Did Peter understand the rebuke? Was he able to grasp the path of suffering? Years later he wrote, “For it is commendable if a man bears up under the pain of unjust suffering because he is conscious of God. . . . But if you suffer for doing good and you endure it, this is commendable before God. To this you were called, because Christ suffered for you, leaving you an example, that you should follow in his steps” (1 Pet. 2:19-21, NIV, 1984).
To endure suffering with dignity is thankworthy. God is thankful when, instead of buckling under victim mentality, or blaming Him and shaking the fist as if He were the source of the pain, we choose to allow suffering to draw us closer to Him.
“Therefore, since Christ suffered in his body, arm yourselves also with the same attitude” (1 Pet. 4:1, NIV, 1984). “Beloved, think it not strange concerning the fiery trial . . . but rejoice . . . as ye are partakers of Christ’s sufferings” (1 Pet. 4:12, 13, KJV).
A partaker means a sharer, a fellow, a partner, a comrade. The quest of those who come to love God becomes this: “That I may know Him, and the power of His resurrection, and the fellowship of His sufferings” (Phil. 3:10, NKJV). Why would they seek this kind of fellowship?

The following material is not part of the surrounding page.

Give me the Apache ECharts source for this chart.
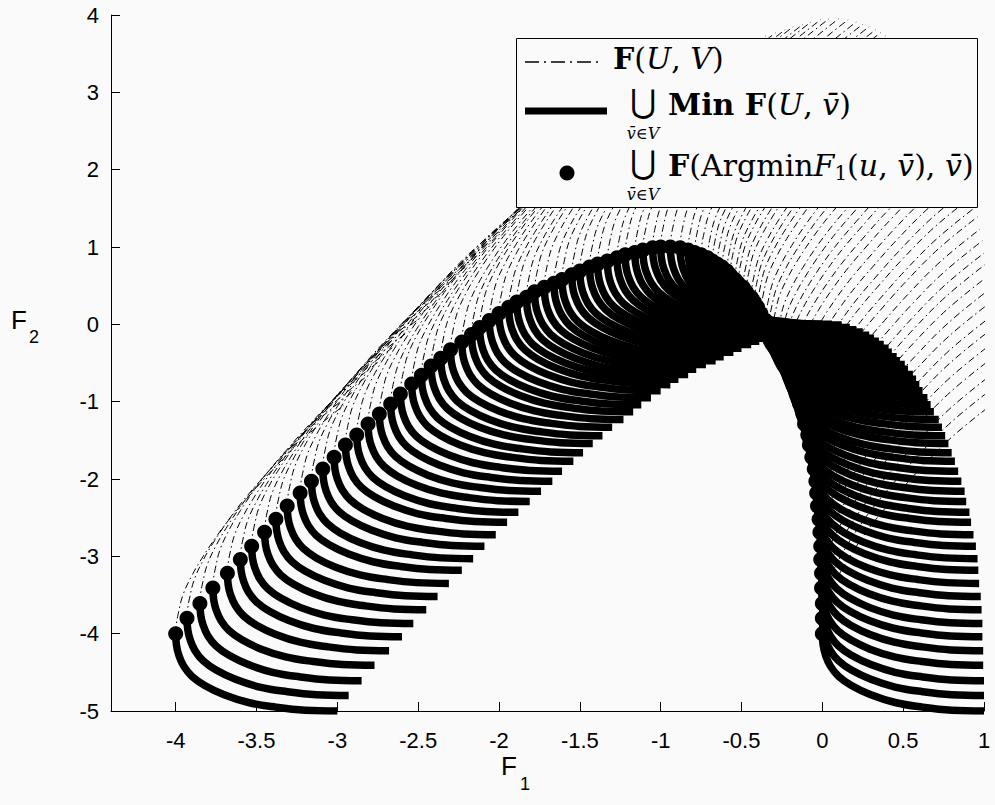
<!DOCTYPE html>
<html>
<head>
<meta charset="utf-8">
<script src="https://cdn.jsdelivr.net/npm/echarts@6/dist/echarts.min.js"></script>
<style>
html, body { margin: 0; padding: 0; background: #fafafa; }
#chart { width: 995px; height: 805px; }
</style>
</head>
<body>
<div id="chart"></div>
<script>
// points F(Argmin F1(u, v), v), one per v (left branch, top, right branch)
var dotX = [-4.00, -3.93, -3.85, -3.77, -3.68, -3.60, -3.53, -3.45, -3.38, -3.31, -3.23, -3.16, -3.09, -3.02, -2.95, -2.88,
	-2.81, -2.74, -2.67, -2.61, -2.54, -2.48, -2.42, -2.36, -2.30, -2.23, -2.17, -2.12, -2.06, -2.00, -1.94, -1.89,
	-1.83, -1.78, -1.72, -1.66, -1.61, -1.55, -1.50, -1.44, -1.39, -1.33, -1.27, -1.22, -1.16, -1.11, -1.05, -1.00,
	-0.94, -0.88, -0.83, -0.79, -0.75, -0.71, -0.68, -0.65, -0.62, -0.59, -0.57, -0.54, -0.52, -0.49, -0.47, -0.44,
	-0.42, -0.40, -0.38, -0.35, -0.33, -0.31, -0.28, -0.26, -0.24, -0.22, -0.20, -0.18, -0.16, -0.14, -0.12, -0.11,
	-0.09, -0.08, -0.065, -0.05, -0.04, -0.035, -0.03, -0.02, -0.015, -0.01, -0.01, -0.005, -0.005, 0, 0, 0];
var dotY = [-4.00, -3.80, -3.61, -3.41, -3.22, -3.04, -2.87, -2.69, -2.52, -2.35, -2.18, -2.03, -1.87, -1.72, -1.56, -1.43,
	-1.29, -1.16, -1.03, -0.90, -0.77, -0.66, -0.54, -0.44, -0.33, -0.23, -0.13, -0.04, 0.05, 0.14, 0.22, 0.29,
	0.35, 0.42, 0.48, 0.53, 0.58, 0.64, 0.69, 0.74, 0.78, 0.82, 0.86, 0.90, 0.93, 0.96, 0.99, 1.00,
	1.00, 0.99, 0.96, 0.93, 0.90, 0.86, 0.82, 0.78, 0.74, 0.69, 0.64, 0.58, 0.53, 0.48, 0.42, 0.35,
	0.29, 0.22, 0.14, 0.05, -0.04, -0.13, -0.23, -0.33, -0.44, -0.54, -0.66, -0.77, -0.90, -1.03, -1.16, -1.29,
	-1.43, -1.56, -1.72, -1.87, -2.03, -2.18, -2.35, -2.52, -2.69, -2.87, -3.04, -3.22, -3.41, -3.61, -3.80, -4.00];

// Min F(U, v): offsets from its dot
var frontDX = [0, 0.005, 0.02, 0.05, 0.1, 0.18, 0.3, 0.45, 0.62, 0.8, 1.0];
var frontDY = [0, -0.15, -0.28, -0.42, -0.55, -0.67, -0.79, -0.89, -0.95, -0.99, -1.0];

// the rest of F(U, v) above its dot, read from the left edge of the hatched band
var upperDX = [0, 0.004, 0.015, 0.045, 0.1, 0.17, 0.25, 0.34, 0.45, 0.6, 0.8, 1.04];
var upperDY = [0, 0.12, 0.25, 0.5, 0.75, 1.0, 1.25, 1.5, 1.77, 2.12, 2.54, 2.95];

var xTicks = [-4, -3.5, -3, -2.5, -2, -1.5, -1, -0.5, 0, 0.5, 1];
var yTicks = [-5, -4, -3, -2, -1, 0, 1, 2, 3, 4];

var myChart = echarts.init(document.getElementById('chart'), null, { renderer: 'svg' });

var series = [];
// F(U, v) for every v, dash-dot
for (var i = 0; i < dotX.length; i++) {
	var up = [];
	for (var j = 0; j < upperDX.length; j++) {
		up.push([dotX[i] + upperDX[j], dotY[i] + upperDY[j]]);
	}
	series.push({
		type: 'line', data: up, smooth: 0.4, symbol: 'none', silent: true, z: 1,
		lineStyle: { color: '#000', width: 1, opacity: 1, type: [7, 3.5, 1.5, 3.5] }
	});
}
// Min F(U, v) for every v, thick
for (var i = 0; i < dotX.length; i++) {
	var fr = [];
	for (var j = 0; j < frontDX.length; j++) {
		fr.push([dotX[i] + frontDX[j], dotY[i] + frontDY[j]]);
	}
	series.push({
		type: 'line', data: fr, smooth: 0.4, symbol: 'none', silent: true, z: 2,
		lineStyle: { color: '#000', width: 7.5, cap: 'butt', opacity: 1 }
	});
}
// the dots
var dots = [];
for (var i = 0; i < dotX.length; i++) dots.push([dotX[i], dotY[i]]);
series.push({
	type: 'scatter', data: dots, symbol: 'circle', symbolSize: 15, silent: true, z: 3,
	itemStyle: { color: '#000', opacity: 1 }
});

var sans = "'Liberation Sans', Arial, sans-serif";
var serif = "'DejaVu Serif', 'Liberation Serif', serif";
var legendRich = {
	n: { fontFamily: serif, fontSize: 30, lineHeight: 36, color: '#000' },
	b: { fontFamily: serif, fontSize: 30, lineHeight: 36, fontWeight: 'bold', color: '#000' },
	i: { fontFamily: serif, fontSize: 30, lineHeight: 36, fontStyle: 'italic', color: '#000' },
	s: { fontFamily: serif, fontSize: 20, lineHeight: 18, verticalAlign: 'bottom', color: '#000' }
};

option = {
	backgroundColor: '#fafafa',
	animation: false,
	grid: { left: 111, right: 11, top: 15, bottom: 94, containLabel: false },
	xAxis: {
		type: 'value', min: -4.4, max: 1,
		axisLine: { onZero: false, lineStyle: { color: '#000', width: 1 } },
		axisTick: { inside: true, length: 9, customValues: xTicks, lineStyle: { color: '#000' } },
		axisLabel: { customValues: xTicks, margin: 18, color: '#000', fontSize: 22, fontFamily: sans },
		splitLine: { show: false }
	},
	yAxis: {
		type: 'value', min: -5, max: 4, interval: 1,
		axisLine: { show: true, onZero: false, lineStyle: { color: '#000', width: 1 } },
		axisTick: { show: true, inside: true, length: 9, lineStyle: { color: '#000' } },
		axisLabel: { margin: 12, color: '#000', fontSize: 22, fontFamily: sans },
		splitLine: { show: false }
	},
	graphic: [
		// axis titles F_1, F_2
		{ type: 'text', left: 501, top: 753, z: 10, style: { text: 'F', fontSize: 26, fontFamily: sans, fill: '#000' } },
		{ type: 'text', left: 520, top: 775, z: 10, style: { text: '1', fontSize: 18, fontFamily: sans, fill: '#000' } },
		{ type: 'text', left: 11, top: 307, z: 10, style: { text: 'F', fontSize: 26, fontFamily: sans, fill: '#000' } },
		{ type: 'text', left: 29, top: 328, z: 10, style: { text: '2', fontSize: 18, fontFamily: sans, fill: '#000' } },
		// legend box
		{ type: 'rect', shape: { x: 516.5, y: 38.5, width: 461, height: 169 }, z: 20,
			style: { fill: '#fafafa', stroke: '#000', lineWidth: 1 } },
		{ type: 'line', shape: { x1: 525, y1: 62, x2: 601, y2: 62 }, z: 21,
			style: { stroke: '#000', lineWidth: 1.3, lineDash: [14, 5, 2, 5] } },
		{ type: 'line', shape: { x1: 525, y1: 111, x2: 607, y2: 111 }, z: 21,
			style: { stroke: '#000', lineWidth: 7 } },
		{ type: 'circle', shape: { cx: 567, cy: 173, r: 7.5 }, z: 21, style: { fill: '#000' } },
		{ type: 'text', x: 613, y: 58, z: 21, style: {
			text: '{b|F}{n|(}{i|U}{n|, }{i|V}{n|)}', rich: legendRich, verticalAlign: 'middle' } },
		{ type: 'text', x: 643, y: 101, z: 21, style: {
			text: '\u22C3', fontSize: 32, fontFamily: serif, fill: '#000', align: 'center', verticalAlign: 'middle' } },
		{ type: 'text', x: 643, y: 133, z: 21, style: {
			text: 'v\u0304\u2208V', fontSize: 16, fontStyle: 'italic', fontFamily: serif, fill: '#000', align: 'center', verticalAlign: 'middle' } },
		{ type: 'text', x: 668, y: 104, z: 21, style: {
			text: '{b|Min F}{n|(}{i|U}{n|, }{i|v\u0304}{n|)}', rich: legendRich, verticalAlign: 'middle' } },
		{ type: 'text', x: 643, y: 162, z: 21, style: {
			text: '\u22C3', fontSize: 32, fontFamily: serif, fill: '#000', align: 'center', verticalAlign: 'middle' } },
		{ type: 'text', x: 643, y: 194, z: 21, style: {
			text: 'v\u0304\u2208V', fontSize: 16, fontStyle: 'italic', fontFamily: serif, fill: '#000', align: 'center', verticalAlign: 'middle' } },
		{ type: 'text', x: 668, y: 165, z: 21, style: {
			text: '{b|F}{n|(Argmin}{i|F}{s|1}{n|(}{i|u}{n|, }{i|v\u0304}{n|), }{i|v\u0304}{n|)}', rich: legendRich, verticalAlign: 'middle' } }
	],
	series: series
};

myChart.setOption(option);
</script>
</body>
</html>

Suffering is a vulnerable, narrow place. We don’t spill our deepest pain to just anyone, especially in the midst of it. We tend to assume that others will not understand, that they may not validate the intensity of our hurt. They might say something callous or cast blame. But those who do suffer with us reach a level of transparent friendship deeper than all other relationships.
Peter wrote, “If anyone suffers as a Christian, let him not be ashamed, but let him glorify God in this matter” (1 Pet. 4:16, NKJV). Tragically, our world is full of inescapable suffering. We suffer the bitter consequences of our decisions and irretrievable mistakes. We also suffer what is unfair and wrong. Yet over and over again, Scripture says that God is just. In contrast to the world’s injustice, a belief in His fairness brings strength to live unashamed, knowing that someday He will make it right. While His love cannot yet put an end to suffering, it can enable a man or woman to get back up after being hit hard, to experience the darkness and still believe in the light, to have something precious ripped away and know that it will yet be restored.
God is glorified by those who, in spite of everything, choose to trust. Ultimately, Christ enables all who drink from His cup to triumph over affliction.